##### Given entries

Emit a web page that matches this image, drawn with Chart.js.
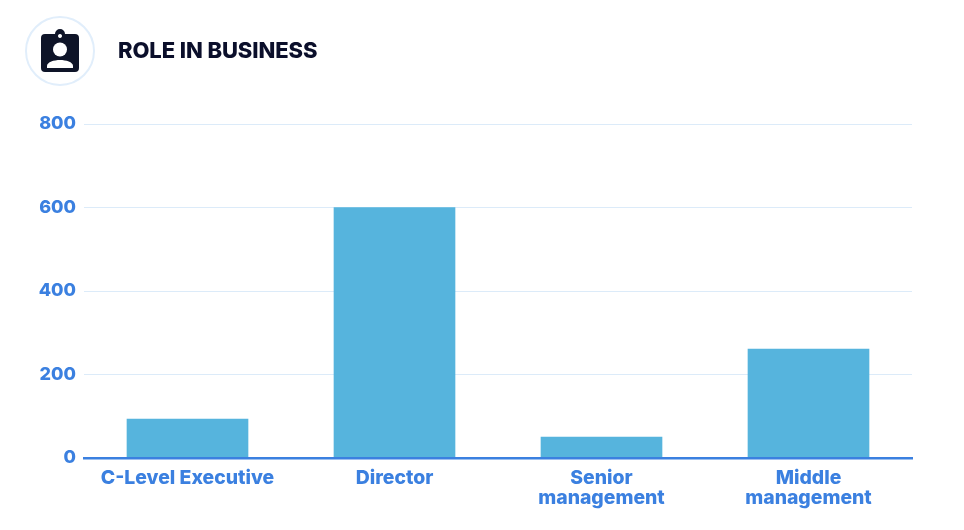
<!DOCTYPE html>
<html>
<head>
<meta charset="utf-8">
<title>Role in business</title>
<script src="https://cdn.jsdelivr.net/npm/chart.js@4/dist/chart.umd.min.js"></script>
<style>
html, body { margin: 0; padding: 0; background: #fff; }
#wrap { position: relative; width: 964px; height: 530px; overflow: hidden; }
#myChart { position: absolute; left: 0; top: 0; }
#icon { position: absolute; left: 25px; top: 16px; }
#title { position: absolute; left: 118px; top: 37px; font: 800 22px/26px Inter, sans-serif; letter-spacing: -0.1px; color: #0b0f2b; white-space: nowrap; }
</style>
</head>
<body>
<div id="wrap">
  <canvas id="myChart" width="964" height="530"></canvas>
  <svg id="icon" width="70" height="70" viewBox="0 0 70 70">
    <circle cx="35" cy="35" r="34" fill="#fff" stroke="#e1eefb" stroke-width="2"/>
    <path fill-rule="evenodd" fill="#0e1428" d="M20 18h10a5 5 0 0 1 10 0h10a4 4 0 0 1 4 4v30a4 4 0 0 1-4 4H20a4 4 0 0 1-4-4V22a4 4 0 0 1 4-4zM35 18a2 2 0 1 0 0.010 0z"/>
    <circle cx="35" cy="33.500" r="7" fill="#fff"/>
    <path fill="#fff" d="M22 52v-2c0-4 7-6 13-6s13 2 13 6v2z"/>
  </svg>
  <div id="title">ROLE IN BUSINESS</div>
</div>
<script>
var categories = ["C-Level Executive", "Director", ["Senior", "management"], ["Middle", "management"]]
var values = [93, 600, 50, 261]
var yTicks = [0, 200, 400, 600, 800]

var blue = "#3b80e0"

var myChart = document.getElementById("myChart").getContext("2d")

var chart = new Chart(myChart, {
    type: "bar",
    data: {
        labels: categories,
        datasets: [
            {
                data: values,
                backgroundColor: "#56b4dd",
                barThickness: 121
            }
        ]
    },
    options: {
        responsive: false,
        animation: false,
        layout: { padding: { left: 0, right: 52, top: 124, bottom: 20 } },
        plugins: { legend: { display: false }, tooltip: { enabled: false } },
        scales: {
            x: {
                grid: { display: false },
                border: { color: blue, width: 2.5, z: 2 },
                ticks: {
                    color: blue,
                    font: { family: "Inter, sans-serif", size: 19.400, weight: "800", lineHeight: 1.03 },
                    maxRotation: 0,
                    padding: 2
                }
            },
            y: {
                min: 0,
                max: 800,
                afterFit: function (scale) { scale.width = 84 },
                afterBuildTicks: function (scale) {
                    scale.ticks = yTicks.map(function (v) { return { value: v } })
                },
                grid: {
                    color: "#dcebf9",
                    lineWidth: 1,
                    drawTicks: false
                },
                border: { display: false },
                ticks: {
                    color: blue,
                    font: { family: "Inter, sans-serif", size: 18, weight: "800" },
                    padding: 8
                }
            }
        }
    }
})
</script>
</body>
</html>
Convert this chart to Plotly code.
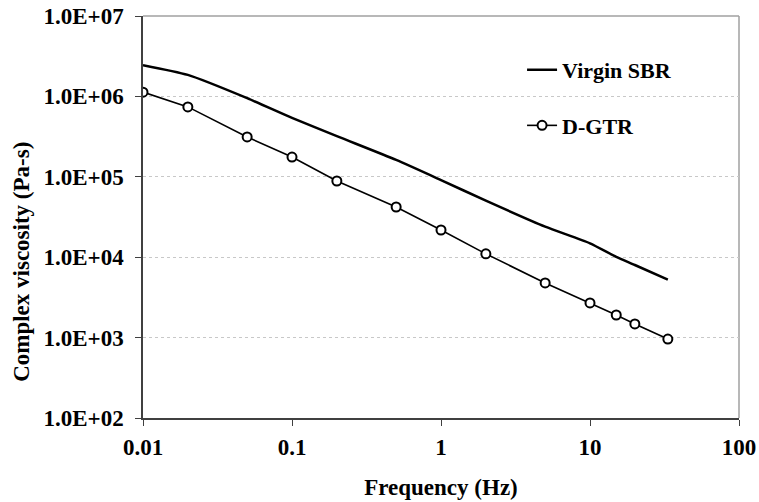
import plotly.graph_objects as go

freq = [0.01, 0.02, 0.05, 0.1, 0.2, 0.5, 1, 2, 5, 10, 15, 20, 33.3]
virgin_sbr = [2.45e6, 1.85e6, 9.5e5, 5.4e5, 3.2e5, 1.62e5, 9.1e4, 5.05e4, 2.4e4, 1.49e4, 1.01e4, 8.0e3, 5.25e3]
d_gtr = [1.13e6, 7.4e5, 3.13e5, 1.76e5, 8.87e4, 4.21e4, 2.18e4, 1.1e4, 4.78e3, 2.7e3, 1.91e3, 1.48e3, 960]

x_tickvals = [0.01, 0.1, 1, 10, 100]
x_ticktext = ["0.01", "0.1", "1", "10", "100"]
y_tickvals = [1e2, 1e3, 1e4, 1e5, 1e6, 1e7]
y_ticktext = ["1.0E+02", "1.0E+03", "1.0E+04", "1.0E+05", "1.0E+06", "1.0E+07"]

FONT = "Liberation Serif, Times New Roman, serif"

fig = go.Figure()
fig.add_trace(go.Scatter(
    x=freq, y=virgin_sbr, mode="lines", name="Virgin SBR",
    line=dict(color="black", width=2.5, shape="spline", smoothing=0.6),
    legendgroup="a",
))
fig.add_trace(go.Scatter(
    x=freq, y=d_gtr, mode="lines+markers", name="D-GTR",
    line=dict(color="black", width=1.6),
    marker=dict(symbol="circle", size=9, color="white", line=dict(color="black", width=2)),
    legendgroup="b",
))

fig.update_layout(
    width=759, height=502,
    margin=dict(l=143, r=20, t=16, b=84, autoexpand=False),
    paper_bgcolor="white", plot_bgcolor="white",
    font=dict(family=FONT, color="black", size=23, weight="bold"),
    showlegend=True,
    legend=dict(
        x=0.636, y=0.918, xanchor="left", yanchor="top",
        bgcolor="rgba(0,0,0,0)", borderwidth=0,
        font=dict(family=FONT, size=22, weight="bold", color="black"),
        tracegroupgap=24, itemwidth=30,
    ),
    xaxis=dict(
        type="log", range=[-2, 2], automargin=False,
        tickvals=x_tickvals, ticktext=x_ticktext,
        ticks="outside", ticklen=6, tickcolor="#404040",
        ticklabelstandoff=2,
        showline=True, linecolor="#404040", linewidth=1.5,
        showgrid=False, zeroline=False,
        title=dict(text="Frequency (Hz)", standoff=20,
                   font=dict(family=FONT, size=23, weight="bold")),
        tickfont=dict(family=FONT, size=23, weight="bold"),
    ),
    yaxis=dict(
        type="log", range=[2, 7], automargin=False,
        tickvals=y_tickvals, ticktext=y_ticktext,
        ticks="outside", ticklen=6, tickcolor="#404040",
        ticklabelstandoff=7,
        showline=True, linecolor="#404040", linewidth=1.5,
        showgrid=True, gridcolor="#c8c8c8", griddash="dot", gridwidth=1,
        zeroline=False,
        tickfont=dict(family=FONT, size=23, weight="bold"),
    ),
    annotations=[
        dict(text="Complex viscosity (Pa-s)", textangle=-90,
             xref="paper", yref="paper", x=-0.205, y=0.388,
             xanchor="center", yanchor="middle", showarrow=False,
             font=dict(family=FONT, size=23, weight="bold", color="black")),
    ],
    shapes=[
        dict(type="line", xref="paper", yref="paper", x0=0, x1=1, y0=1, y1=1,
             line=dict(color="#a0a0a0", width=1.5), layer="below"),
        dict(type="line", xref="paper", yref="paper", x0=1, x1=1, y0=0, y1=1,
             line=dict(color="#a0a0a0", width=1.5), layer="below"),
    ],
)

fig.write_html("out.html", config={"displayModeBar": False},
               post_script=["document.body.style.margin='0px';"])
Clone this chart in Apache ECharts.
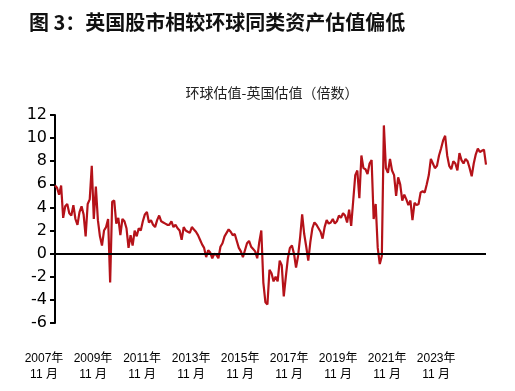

##########

● **What you need to do**
With the pictures removed from your copy, retype the lines above from the one that contains "Convert this chart to Plotly code." through the one that contains "1.91e3, 1.48e3, 960]", exactly.

● **The reply**
Convert this chart to Plotly code.
import plotly.graph_objects as go

freq = [0.01, 0.02, 0.05, 0.1, 0.2, 0.5, 1, 2, 5, 10, 15, 20, 33.3]
virgin_sbr = [2.45e6, 1.85e6, 9.5e5, 5.4e5, 3.2e5, 1.62e5, 9.1e4, 5.05e4, 2.4e4, 1.49e4, 1.01e4, 8.0e3, 5.25e3]
d_gtr = [1.13e6, 7.4e5, 3.13e5, 1.76e5, 8.87e4, 4.21e4, 2.18e4, 1.1e4, 4.78e3, 2.7e3, 1.91e3, 1.48e3, 960]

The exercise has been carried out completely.